I want to visualize the LDA scores in the form of points plot. Something like below, where each section represents a different study/dataset. Samples of that dataset on the X axis and the LD1 value I get using - lda_model = lda(formula = class ~ ., data = train) predict(lda_model,train) on the Y axis.

enter image description here Since I trained a different model on each dataset, we can clearly see the the decision boundary (which I assume is the black line) for each dataset is different and on a different scale. However, I want to scale the values on the Y axis is such a way that all my datasets are on the same scale and I can represent this plot with a single decision boundary( again, something I can clearly draw on the plot, like the red line).

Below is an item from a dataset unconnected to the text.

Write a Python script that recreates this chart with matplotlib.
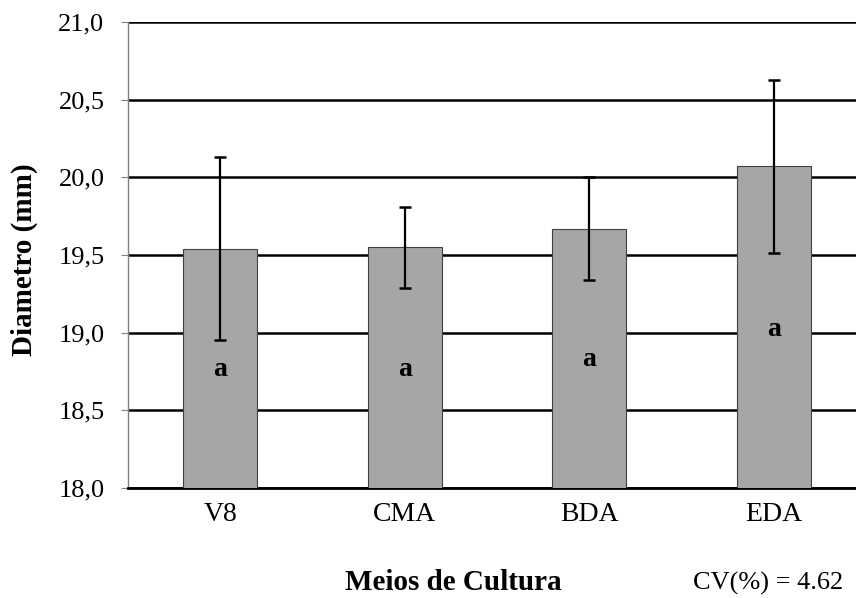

The LD1 values here are - a(GeneA) + b(GeneB) + c(GeneC) + d(GeneD) - mean(a(GeneA) + b(GeneB) + c(GeneC) + d(GeneD)). This is done for each dataset individually. However, this is not exactly equal to (a(GeneA) + b(GeneB) + c(GeneC) + d(GeneD) + intercept) which we can get using logistic regression. I am trying to find that value or some method which can scale my Y axis across all the datasets using LDA.

Thanks for your help!


Solution

  • I did a min-max scaling and that seemed to work. It scaled all my data points across all datasets with decision boundary at zero.